Secure Boot for Shooters: Are Battlefield and Call of Duty Building a Walled Garden on PC?

As Call of Duty: Black Ops 7 and Battlefield 6 mandate Secure Boot on PC, the gaming community is split. While the move aims to create a fair, cheat-free environment, it comes at a significant cost to user freedom and poses a major threat to the viability of these titles on Linux and the Steam Deck

The Price of a Fair Fight

We’ve all been there: dominating a match, only to be taken out by a player with impossibly fast reflexes and an uncanny ability to know exactly where you are. The war against cheaters is as old as online gaming itself, and publishers are now deploying their nuclear option: hardware-level security. With the announcements that both Call of Duty: Black Ops 7 and Battlefield 6 will require Secure Boot to be enabled on PC, the community is facing a pivotal question: are we willing to trade freedom for fairness?

For many, this might seem like a non-issue. After all, if it stops cheaters, who cares? But for a growing segment of the PC community, especially those of us who live and breathe on Linux or champion the Steam Deck, this isn’t just a new requirement. It’s a new wall being built around the open pasture of PC gaming.

The New Gatekeepers: Secure Boot and TPM 2.0

So, what’s changing? Both EA and Activision are digging deeper into our systems to validate their integrity before the games even launch. Think of it as a bouncer for your boot process.

For Call of Duty: Black Ops 7, Activision is mandating that players have both Secure Boot and Trusted Platform Module (TPM) 2.0 enabled. This is the next evolution of their RICOCHET anti-cheat. Meanwhile, EA is enforcing a Secure Boot requirement for Battlefield 6 with its new system, reportedly named “EA Javelin.” We already saw a test run of this with a recent Battlefield 2042 update, and the community’s reaction was, to put it mildly, not positive.

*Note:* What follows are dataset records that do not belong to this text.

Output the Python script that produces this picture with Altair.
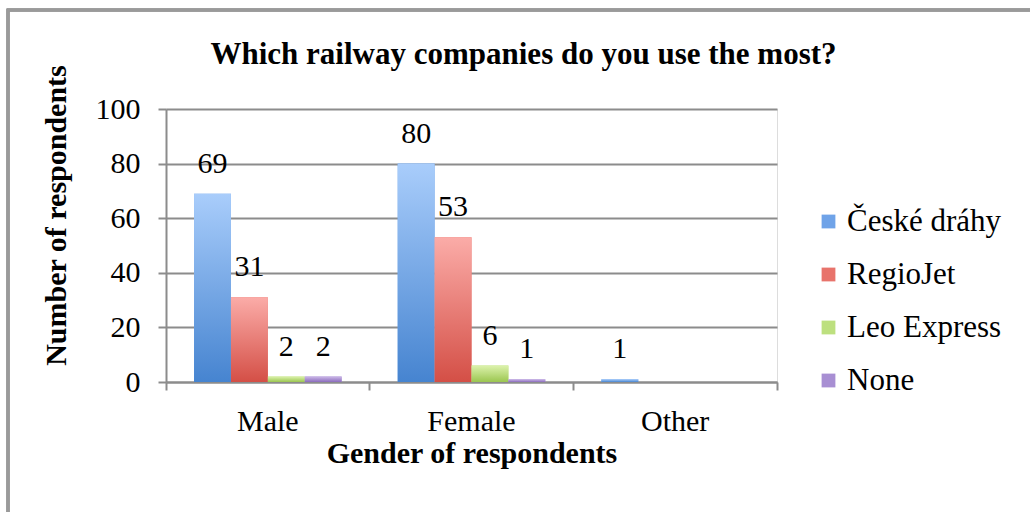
import altair as alt
import pandas as pd

# Survey results: which railway company respondents use the most, by gender
genders = ["Male", "Female", "Other"]
companies = ["České dráhy", "RegioJet", "Leo Express", "None"]
ceske_drahy = [69, 80, 1]
regiojet = [31, 53, 0]
leo_express = [2, 6, 0]
none_ = [2, 1, 0]

series = [ceske_drahy, regiojet, leo_express, none_]
rows = []
for comp, vals in zip(companies, series):
    for g, v in zip(genders, vals):
        rows.append({"gender": g, "company": comp, "count": v})
df = pd.DataFrame(rows)

# Light-to-dark vertical gradient per company (top, bottom), plus a mid tone for the legend
gradients = {
    "České dráhy": ("#a9cdfb", "#4684d0"),
    "RegioJet": ("#fbaca8", "#d44f46"),
    "Leo Express": ("#dcf2ac", "#9bc650"),
    "None": ("#ccb8e8", "#8b6cbd"),
}
legend_colors = ["#6fa3e8", "#e8736b", "#bde07f", "#a88fd3"]

FONT = "Liberation Serif"
GRAY = "#8c8c8c"

x_enc = alt.X(
    "gender:N",
    sort=genders,
    scale=alt.Scale(paddingInner=0, paddingOuter=0),
    axis=alt.Axis(
        title="Gender of respondents",
        labelAngle=0,
        bandPosition=1,
        tickExtra=True,
        tickSize=8,
        tickColor=GRAY,
        tickWidth=2,
        domainColor=GRAY,
        domainWidth=2,
        labelFont=FONT,
        labelFontSize=30,
        labelColor="black",
        labelPadding=16,
        titleFont=FONT,
        titleFontSize=30,
        titleFontWeight="bold",
        titleColor="black",
        titlePadding=2,
    ),
)
xoff_enc = alt.XOffset(
    "company:N",
    sort=companies,
    scale=alt.Scale(domain=companies, paddingInner=0, paddingOuter=0.76),
)
y_enc = alt.Y(
    "count:Q",
    scale=alt.Scale(domain=[0, 100], nice=False),
    axis=alt.Axis(
        title="Number of respondents",
        values=[0, 20, 40, 60, 80, 100],
        grid=True,
        gridColor=GRAY,
        gridWidth=2,
        domainColor=GRAY,
        domainWidth=2,
        tickColor=GRAY,
        tickWidth=2,
        tickSize=8,
        labelFont=FONT,
        labelFontSize=30,
        labelColor="black",
        labelPadding=18,
        titleFont=FONT,
        titleFontSize=30,
        titleFontWeight="bold",
        titleColor="black",
        titlePadding=24,
        titleY=106,
    ),
)

base = alt.Chart(df).transform_filter("datum.count > 0")

# Solid bars carrying the legend; the gradient bars are drawn over them
legend_bars = base.mark_bar().encode(
    x=x_enc,
    xOffset=xoff_enc,
    y=y_enc,
    color=alt.Color(
        "company:N",
        sort=companies,
        scale=alt.Scale(domain=companies, range=legend_colors),
        legend=alt.Legend(
            title=None,
            orient="none",
            legendX=647,
            legendY=97,
            symbolType="square",
            symbolSize=190,
            symbolStrokeWidth=0,
            labelFont=FONT,
            labelFontSize=31,
            labelColor="black",
            labelOffset=3,
            rowPadding=21,
        ),
    ),
)

layers = [legend_bars]
for comp in companies:
    top, bottom = gradients[comp]
    grad = alt.Gradient(
        gradient="linear",
        x1=0, x2=0, y1=0, y2=1,
        stops=[
            alt.GradientStop(color=top, offset=0),
            alt.GradientStop(color=bottom, offset=1),
        ],
    )
    layers.append(
        base.transform_filter(alt.datum.company == comp)
        .mark_bar(fill=grad)
        .encode(x=x_enc, xOffset=xoff_enc, y=y_enc)
    )

labels = base.mark_text(
    baseline="bottom", dy=-15, font=FONT, fontSize=30, color="black"
).encode(x=x_enc, xOffset=xoff_enc, y=y_enc, text="count:Q")
layers.append(labels)

# Light gray frame around the whole figure
frame = alt.Chart(df).mark_rect(
    fill=None, stroke="#9a9a9a", strokeWidth=2.5, clip=False
).encode(
    x=alt.value(-158), x2=alt.value(880),
    y=alt.value(-99), y2=alt.value(420),
)
layers.append(frame)

chart = alt.layer(*layers).properties(
    width=611,
    height=273,
    title=alt.TitleParams(
        "Which railway companies do you use the most?",
        font=FONT,
        fontSize=31,
        fontWeight="bold",
        color="black",
        anchor="middle",
        dx=52,
        offset=-62,
    ),
    autosize=alt.AutoSizeParams(type="none"),
    padding={"left": 166, "top": 109, "right": 253, "bottom": 130},
).configure_view(stroke=None).configure(background="white")

chart.save("out.html", embed_options={"renderer": "svg", "actions": False})
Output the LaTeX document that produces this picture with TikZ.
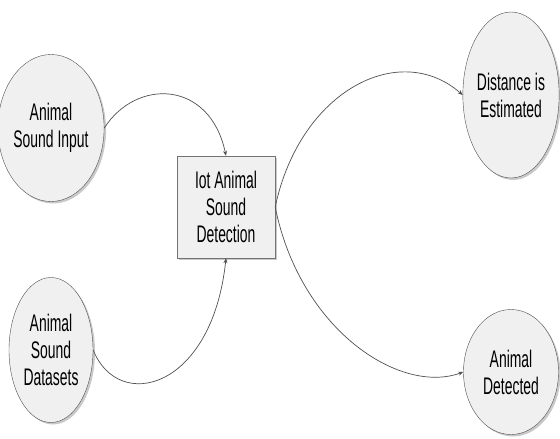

The logic from developers is sound, at least on paper. Secure Boot ensures your PC only boots using software trusted by the manufacturer, blocking cheats that try to load before the operating system does. TPM 2.0 acts as a hardware vault, verifying that your system is in a trusted state. Together, they create a secure foundation that makes it much harder for sophisticated cheats to hide from the anti-cheat systems running on top. This isn't a new concept; Riot’s Vanguard for Valorant and competitive modes in Fortnite have been doing this for a while. But with Call of Duty and Battlefield joining in, this is officially a mainstream trend.

A Line in the Sand for PC Freedom

Honestly, we didn’t expect this trend to hit the two biggest shooter franchises so hard, and the implications are massive. While a more secure playground sounds nice, the cost of admission is control over our own machines.

The most immediate and obvious casualty is the Linux gaming community. These requirements pose a monumental challenge for anyone running games through Proton on Linux or on a Steam Deck. Getting games that demand this level of system attestation to work is a nightmare, and in many cases, simply impossible. It effectively kills support for these titles on any platform that isn’t Windows, turning the versatile PC into a single-OS console.

But the issue is bigger than just one platform. It’s about the principle. The beauty of the PC is its openness. It’s a place for tinkerers, for dual-booters, for people who want to run custom setups without seeking permission. Forcing users to enable features like Secure Boot infringes on that freedom. It dictates how you must configure your hardware for the privilege of playing a game you bought. This is a philosophical shift from an open platform to a controlled service, and it’s a path that, once taken, is hard to turn back from.

The Road Ahead: A Secure but Sterile Future?

Most modern PCs, especially those running Windows 11, likely have these features ready to go. For many gamers, enabling them in the BIOS will be a one-time, minor inconvenience. But we can’t ignore those who will be left behind-players on older hardware without TPM 2.0 support, or the thousands of us who believe in an open, flexible gaming ecosystem.

The debate here is about the soul of PC gaming. Do we accept a future where our machines are locked down in the name of competitive integrity? Or do we push back and ask developers to find solutions that don’t compromise the very freedom that makes PC gaming so special? While the fight against cheaters is noble, winning it by sacrificing player freedom and platform diversity may not be a victory at all. For now, the little penguin that could-the Steam Deck-and the entire Linux gaming scene are watching and waiting.